Scientific classification
- Kingdom: Plantae
- Clade: Tracheophytes
- Clade: Angiosperms
- Clade: Eudicots
- Order: Ranunculales
- Family: Ranunculaceae
- Genus: Aquilegia
- Species: A. kansuensis
- Binomial name: Aquilegia kansuensis (Brühl) Erst
- Synonyms: Aquilegia oxysepala var. kansuensis (Brühl) Brühl ex Hand.-Mazz. ; Aquilegia vulgaris var. kansuensis Brühl ;

= Aquilegia kansuensis =

- Genus: Aquilegia
- Species: kansuensis
- Authority: (Brühl) Erst

Species of flowering plant

Aquilegia kansuensis is a perennial flowering plant in the family Ranunculaceae, native to northern and central China and North Korea.

==Description==
Aquilegia kansuensis is a perennial herbaceous plant growing to 40–70 cm tall, rarely as little as 20 cm. The rhizome is roughly cylindrical and descends vertically. The stems are 3–15 mm thick at the base, erect, smooth or downy, and slightly furrowed, with the remains of previous years' leaves around the base. The leaves are biternate and have long, slender stalks with a smooth or downy surface. The leaflets are green above and pale green below and wedge- or egg-shaped, with short stalks of around 1 cm length.

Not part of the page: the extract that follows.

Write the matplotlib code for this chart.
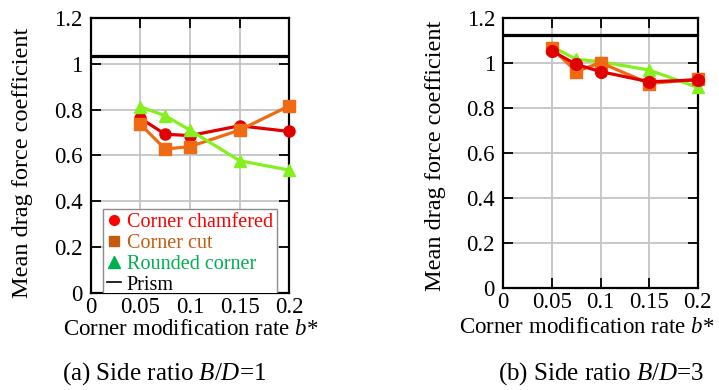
import matplotlib
matplotlib.use("Agg")
import matplotlib.pyplot as plt
from matplotlib.lines import Line2D

plt.rcParams['font.family'] = ['Liberation Serif', 'DejaVu Serif']
plt.rcParams['mathtext.fontset'] = 'custom'
plt.rcParams['mathtext.it'] = 'Liberation Serif:italic'
plt.rcParams['mathtext.rm'] = 'Liberation Serif'

# Data
b_star = [0.05, 0.075, 0.1, 0.15, 0.2]

# (a) B/D = 1
a_chamfered = [0.763, 0.693, 0.687, 0.730, 0.705]
a_cut = [0.737, 0.628, 0.639, 0.711, 0.817]
a_rounded = [0.813, 0.774, 0.711, 0.577, 0.536]
a_prism = 1.034

# (b) B/D = 3
b_chamfered = [1.055, 0.995, 0.963, 0.918, 0.926]
b_cut = [1.067, 0.963, 1.003, 0.910, 0.929]
b_rounded = [1.074, 1.018, 1.007, 0.970, 0.893]
b_prism = 1.126

x_ticks = [0, 0.05, 0.1, 0.15, 0.2]
x_ticklabels = ['0', '0.05', '0.1', '0.15', '0.2']
y_ticks = [0, 0.2, 0.4, 0.6, 0.8, 1.0, 1.2]
y_ticklabels = ['0', '0.2', '0.4', '0.6', '0.8', '1', '1.2']

legend_labels = ['Corner chamfered', 'Corner cut', 'Rounded corner', 'Prism']

RED = '#e00000'
ORANGE = '#f06a14'
GREEN = '#84f01e'

fig = plt.figure(figsize=(7.19, 3.90), dpi=100)
axL = fig.add_axes([0.1261, 0.2495, 0.2762, 0.7036])
axR = fig.add_axes([0.7000, 0.2608, 0.2704, 0.6923])

def style(ax):
    ax.set_xlim(0, 0.2)
    ax.set_ylim(0, 1.2)
    ax.set_xticks(x_ticks)
    ax.set_xticklabels(x_ticklabels)
    ax.set_yticks(y_ticks)
    ax.set_yticklabels(y_ticklabels)
    ax.grid(True, color='#c4c4c4', linewidth=1.3)
    ax.set_axisbelow(True)
    ax.tick_params(direction='in', length=7.5, width=1.3, top=True, right=True,
                   labelsize=16.5, colors='black')
    ax.tick_params(axis='x', pad=3)
    ax.tick_params(axis='y', pad=6)
    for s in ax.spines.values():
        s.set_linewidth(1.6)
    ax.set_ylabel('Mean drag force coefficient', fontsize=17.5)
    ax.set_xlabel('Corner modification rate $b$*', fontsize=16.5)

def series(ax, y, color, marker, ms, z):
    ax.plot(b_star, y, color=color, marker=marker, markersize=ms, linewidth=2.3,
            markeredgecolor=color, zorder=z, clip_on=False)

# Left panel
style(axL)
axL.axhline(a_prism, color='black', linewidth=2.3, zorder=5)
series(axL, a_chamfered, RED, 'o', 8, 3)
series(axL, a_cut, ORANGE, 's', 8, 4)
series(axL, a_rounded, GREEN, '^', 8.5, 5)

handles = [
    Line2D([], [], linestyle='none', marker='o', color='#ff0000', markersize=7),
    Line2D([], [], linestyle='none', marker='s', color='#c55a11', markersize=6.5),
    Line2D([], [], linestyle='none', marker='^', color='#00b050', markersize=9),
    Line2D([], [], color='black', linewidth=1.2),
]
leg = axL.legend(handles, legend_labels, loc='upper left', bbox_to_anchor=(0.06, 0.304),
                 borderaxespad=0, fontsize=14.5, handlelength=0.7, handletextpad=0.3,
                 labelspacing=0.08, borderpad=0.2, fancybox=False, framealpha=1,
                 edgecolor='#8c8c8c')
leg.get_frame().set_linewidth(1.0)
leg_colors = ['#ff0000', '#c55a11', '#00b050', 'black']
for t, c in zip(leg.get_texts(), leg_colors):
    t.set_color(c)
for a in leg.findobj():
    try:
        a.set_clip_box(axL.bbox)
        a.set_clip_on(True)
    except Exception:
        pass
axL.xaxis.set_label_coords(0.505, -0.095)
axL.yaxis.set_label_coords(-0.29, 0.473)

# Right panel
style(axR)
axR.axhline(b_prism, color='black', linewidth=2.3, zorder=5)
series(axR, b_rounded, GREEN, '^', 8.5, 3)
series(axR, b_cut, ORANGE, 's', 8, 4)
series(axR, b_chamfered, RED, 'o', 8.5, 5)
axR.xaxis.set_label_coords(0.43, -0.105)
axR.yaxis.set_label_coords(-0.295, 0.49)

fig.text(164 / 719, 1 - 374 / 390, '(a) Side ratio $B$/$D$=1', ha='center', va='center', fontsize=18)
fig.text(601 / 719, 1 - 374 / 390, '(b) Side ratio $B$/$D$=3', ha='center', va='center', fontsize=18)

fig.savefig('out.png', dpi=100)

The plant produces 2–10 nodding flowers (very rarely a single flower) on slender, densely downy stalks. The sepals are brownish-purple, a pointed lancehead shape, and 17–30 mm long. The petal blades are oblong with a rounded end and whitish or cream in colour, with hooked, incurved nectar spurs which are slightly shorter than the petals at approximately 15 mm and conical at the base. The petals curve inwards and almost merge at the edges. The stamens are shorter than the petals and brightly coloured. The anthers are 1–2 mm long and oblong, coloured yellow to dark green.

==Taxonomy==
The plant was initially described as a variety kansuensis of Aquilegia oxysepala by the German botanist Paul Johannes Brühl in 1892. In 2014, the Russian botanist Andrey Erst and colleagues raised it to the status of a distinct species, noting that differences in morphological characteristics and molecular phylogenetic data both supported this conclusion.

The molecular phylogenetic data largely came from the work of the Italian plant geneticist Simone Fior and colleagues, who found in 2013 that A. oxysepala as then defined was polyphyletic, and A. oxysepala var. kansuensis (as A. kansuensis was then classified) was most closely related to Aquilegia ecalcarata in the Aquilegia rockii group, unlike the other varieties of A. oxysepala. The A. rockii group is thought to have diverged from other Eurasian species around 3.88 million years ago, in the mid-Pliocene.

===Etymology===
The specific epithet kansuensis means "from Kansu (Gansu) province, China", referring to part of the native range of the plant.

==Distribution and habitat==
Aquilegia kansuensis is native to China, in the provinces of Gansu, Guizhou, southern Ningxia, eastern Qinghai, southern Shaanxi, Sichuan, and northern Yunnan, and also to North Korea. It grows in forests, forest margins, and riverside environments, and its range overlaps with that of Aquilegia ecalcarata in some areas.

==Conservation==
As of January 2025, the species has not been assessed for the IUCN Red List. As of February 2025, Plants of the World Online, utilizing the Angiosperm Extinction Risk Predictions v1, predicted the extinction risk for Aquilegia kansuensis as "not threatened" with a confidence level of "confident".

==Ecology==
Aquilegia kansuensis flowers for around a month between early June and late July, with each flower lasting around eight days. It is primarily pollinated by the hoverfly Rhingia campestris, and occasionally also visited by hoverflies of the genus Pipiza.